Speaking at the Liberal Democrat conference in Glasgow, the Treasury chief secretary will say he is closing “unfair” loopholes that allow partners to classify part of their earnings as eligible for corporation tax, which is half the level of income tax.
Mr Alexander will say: “We are cutting corporation tax to encourage firms to invest, but not to give the wealthy a way to avoid the 45p income tax rate. So when the vast majority of people in an industry are finding ways to exploit that difference, and that industry is the preserve of the very wealthy, I have no hesitation in acting.”
The Treasury believes most partners in private equity firms are using complex loans to avoid having to classify part of their earnings as income on which they would have to pay 45 per cent tax.
Partners are lending money to their firms, which they typically receive back with a hefty 30 per cent rate of interest, often in lieu of a salary. Thanks to Treasury rules, they only have to declare these loans at market rate, meaning they can pay tax on those earnings as if they had been paid at a more common rate of around 4 per cent. Although the firm then has to pay extra in corporation tax, it means the partner can avoid paying the full rate of income tax on what they are receiving.
The second loophole is being used extensively in the Big Four accountancy firms, according to Treasury aides. Many of them set up separate companies to pay their workers. Those companies then charge a nominal fee for those services, which can be millions of pounds. Although that fee is never paid to the company, and instead goes back to the partners, it is taxed at the 23 per cent rate of corporation tax rather than the full rate of income tax.
Together, Mr Alexander believes these loopholes could be costing the Treasury up to £100m a year.

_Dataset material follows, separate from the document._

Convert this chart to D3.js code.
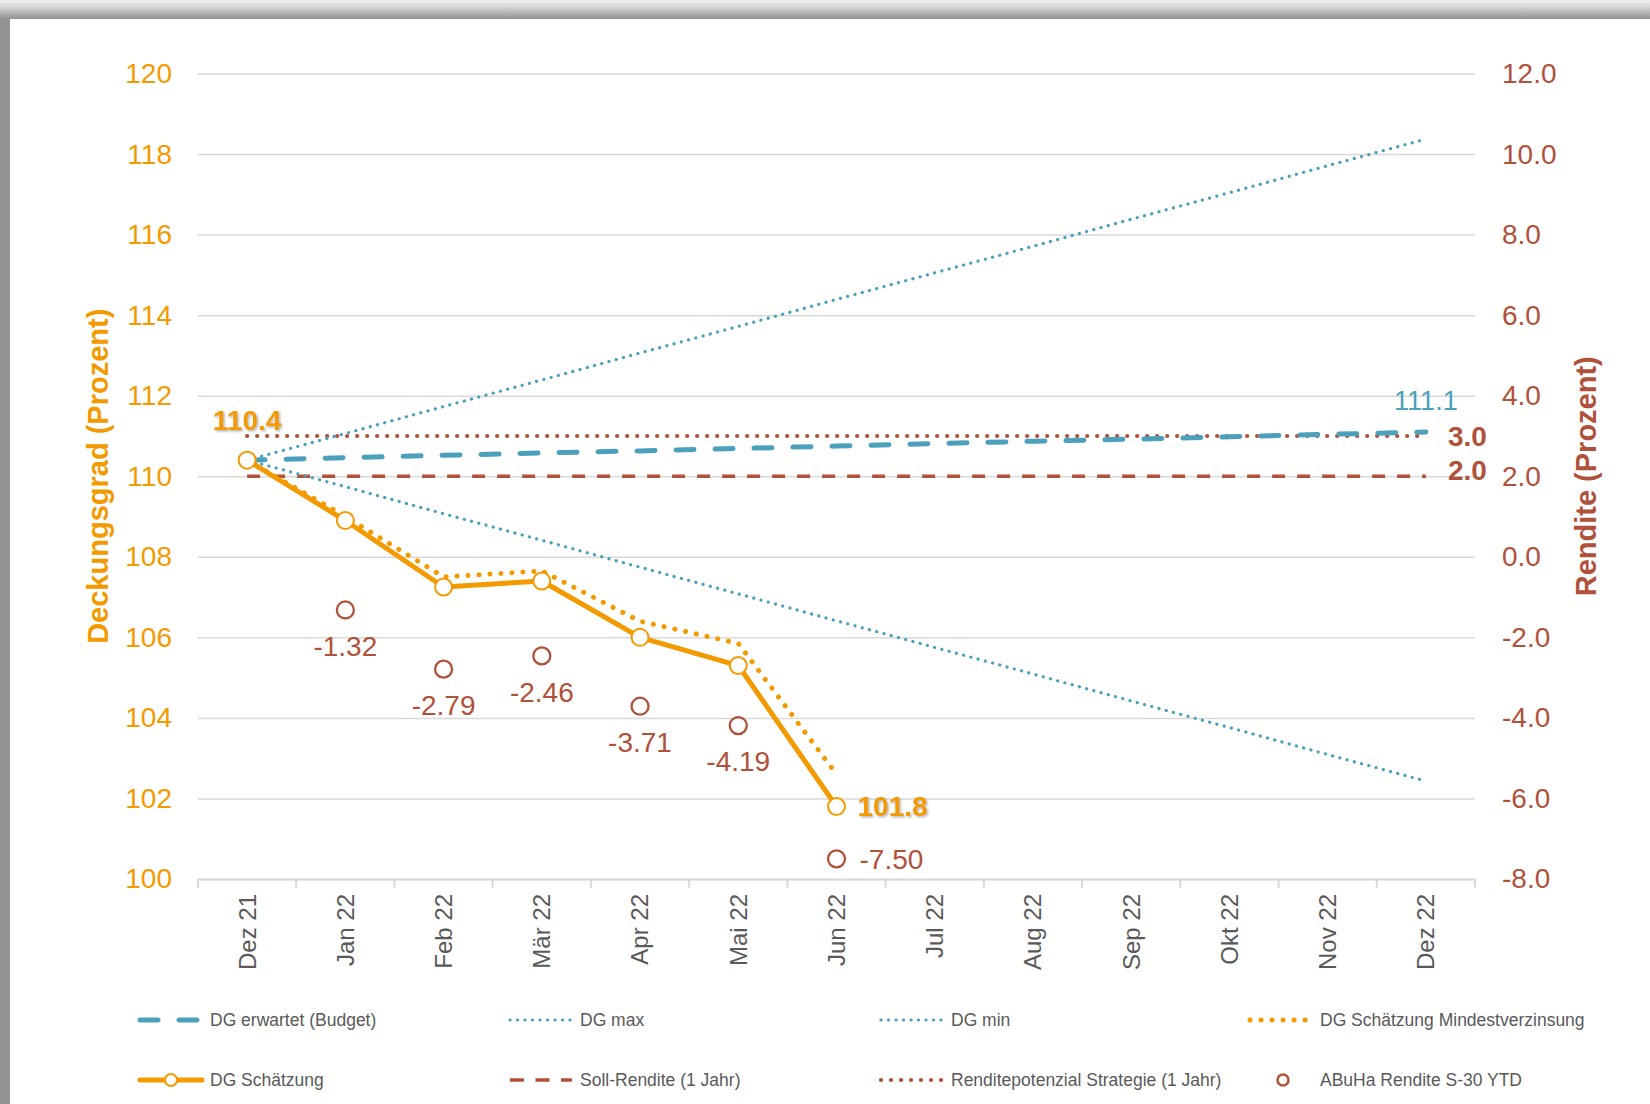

He will tell his party members: “It’s wrong, it’s unfair, and it’s got to stop.”
The Treasury chief secretary will also urge his party to take credit for the incipient economic recovery, insisting the coalition has guided the economy “through its darkest hour”.
In a veiled criticism of Vince Cable, business secretary, who has warned that the coalition has not yet created a sustainable recovery, Mr Alexander will say: “The brighter future that lies ahead is only there because of us, and we should shout it from the rooftops.”